Your dollars being worth ~2.5x less than they would have been otherwise is huge, and largely explains nearly every graph from https://wtfhappenedin1971.com/ . This also ignores the fact that CPI does not accurately reflect change in costs of things like education, healthcare, and housing which have all inflated in cost far beyond the rate of nominal CPI. And all having the same common denominator of dramatic increases in government $ involvement, which has largely been enabled by the end of Bretton Woods.
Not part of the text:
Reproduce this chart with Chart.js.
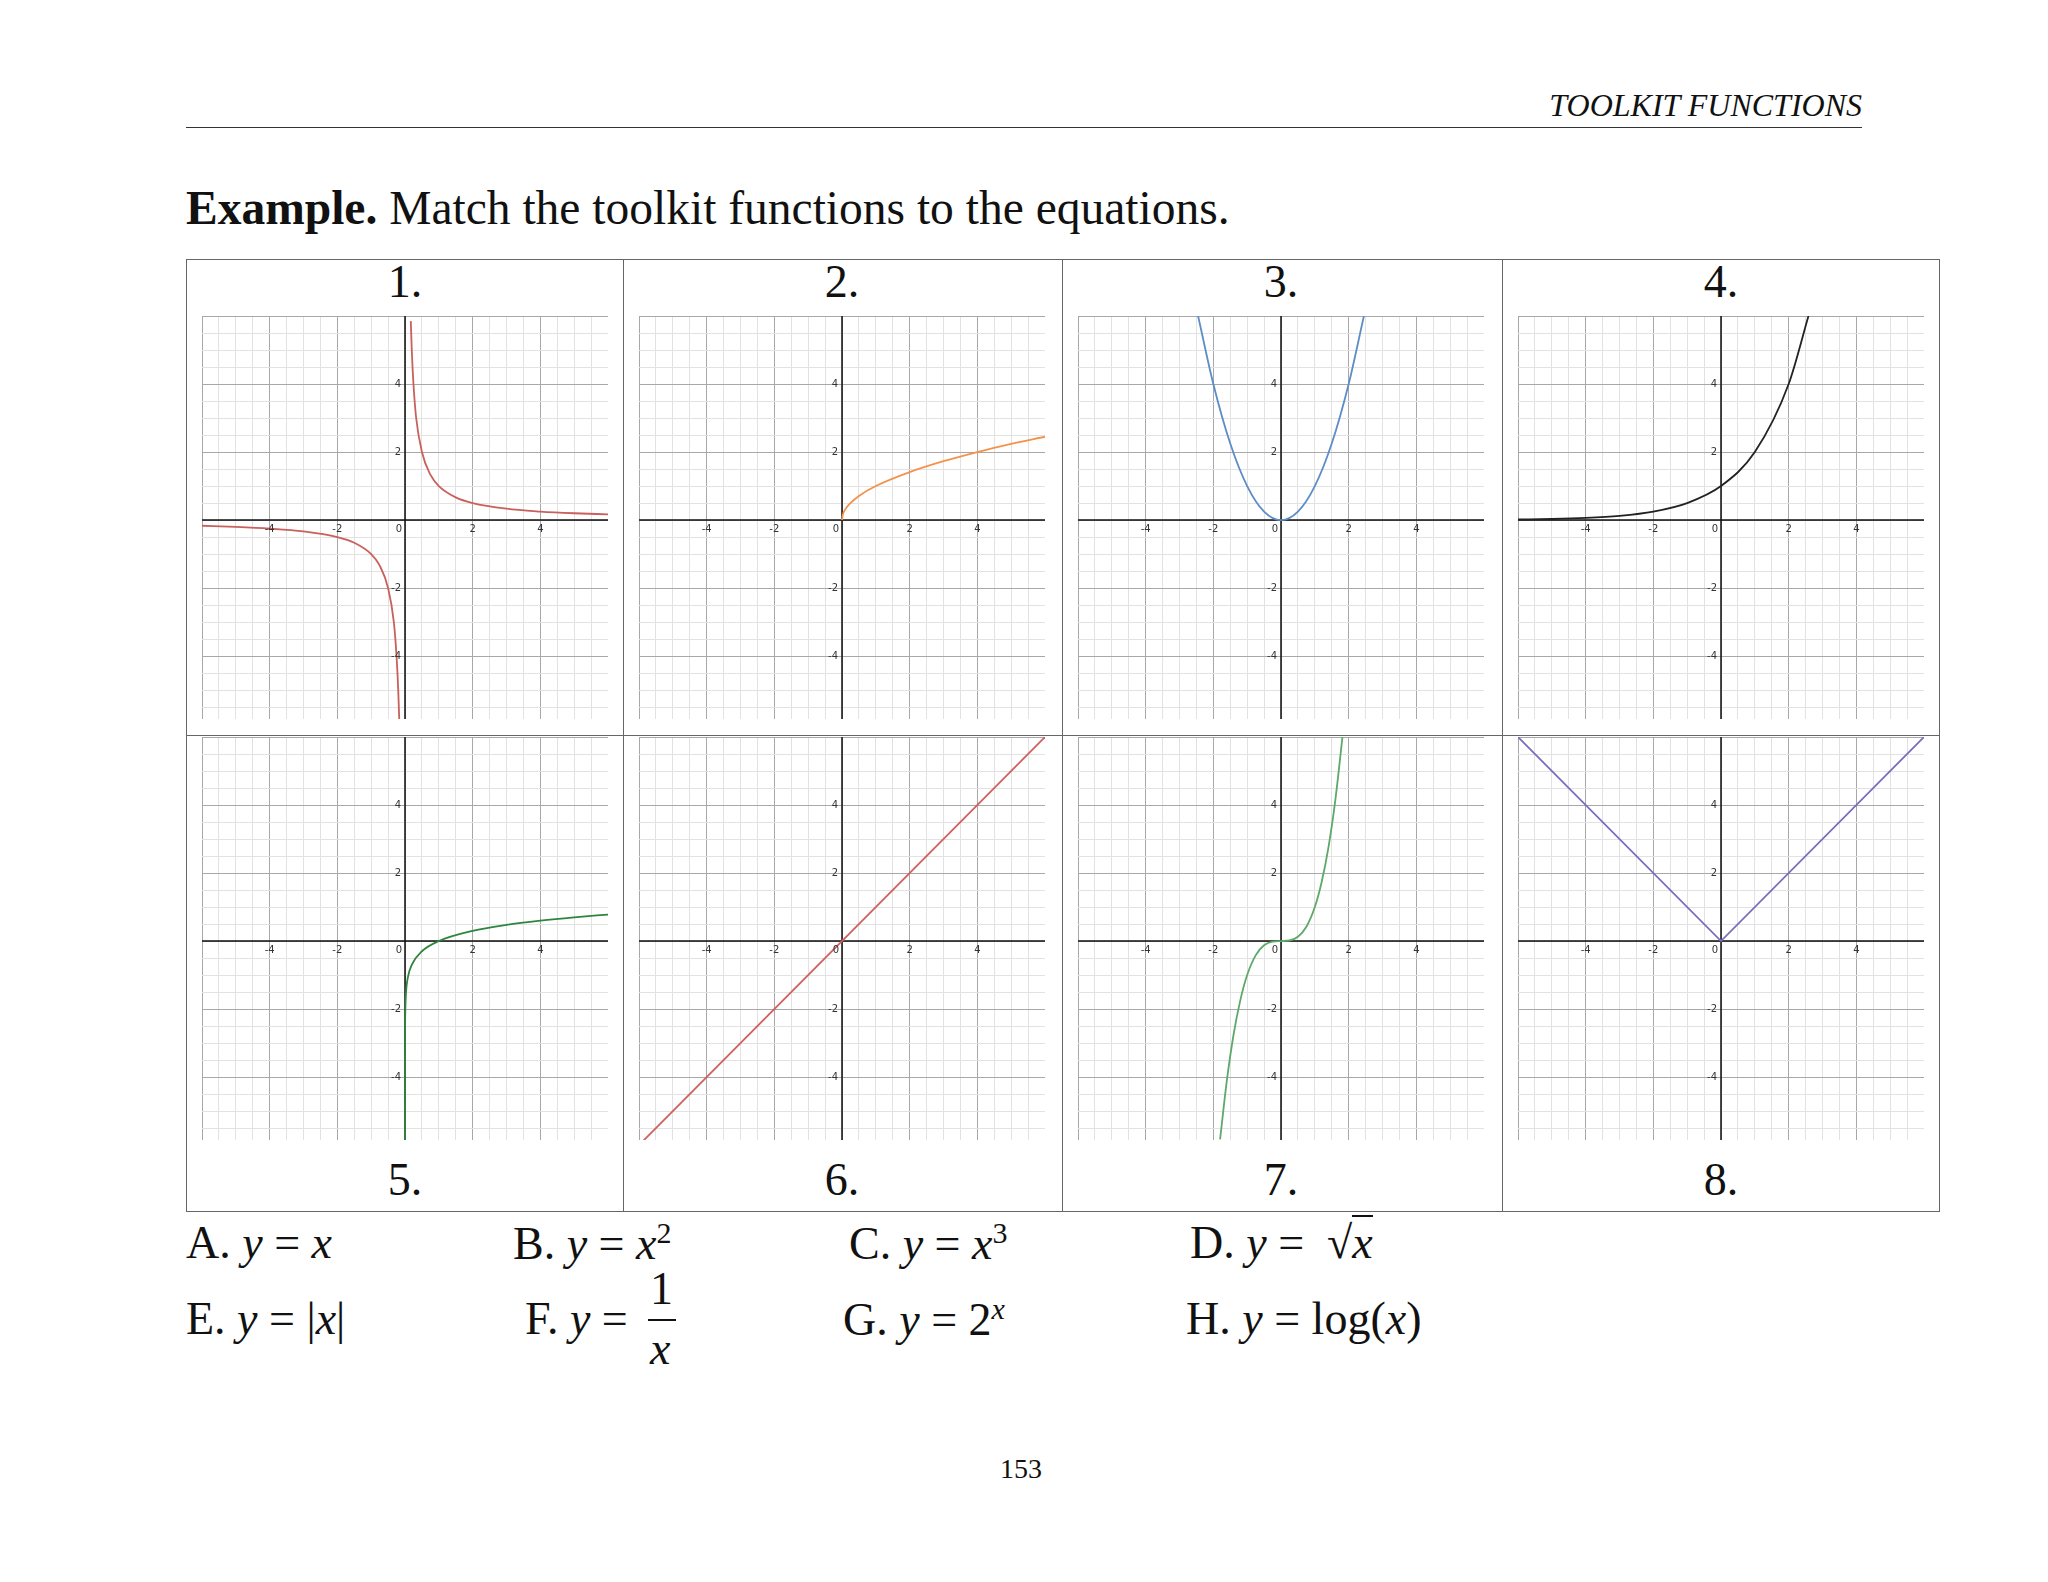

I'd also add here that another child comment is completely correct. Inflation had already been increasing at an unacceptable rate prior to 1971, largely due to reckless spending. And that was a major reason we withdrew from Bretton Woods. But it was completely myopic. Instead of solving the problem, we simply gave ourselves room to make it even worse, which we promptly proceeded to do - much much worse. So now instead of solving a relatively small problem in 1971, we strapped a bandaid on it and gave a later generation an exponentially larger problem to solve. The point of this is that the delta from 1952-1972 is already far higher than it "should" have been. The "to the moon" rates from there are simply completely unsustainable.


Yes and now look at indicators that aren't susceptible to manipulation by a government agency and are more favoured assets by the institutions who get the money first. That would be real estate in major markets, stock market price/earnings, luxury goods. Those increased by a substantially larger margin.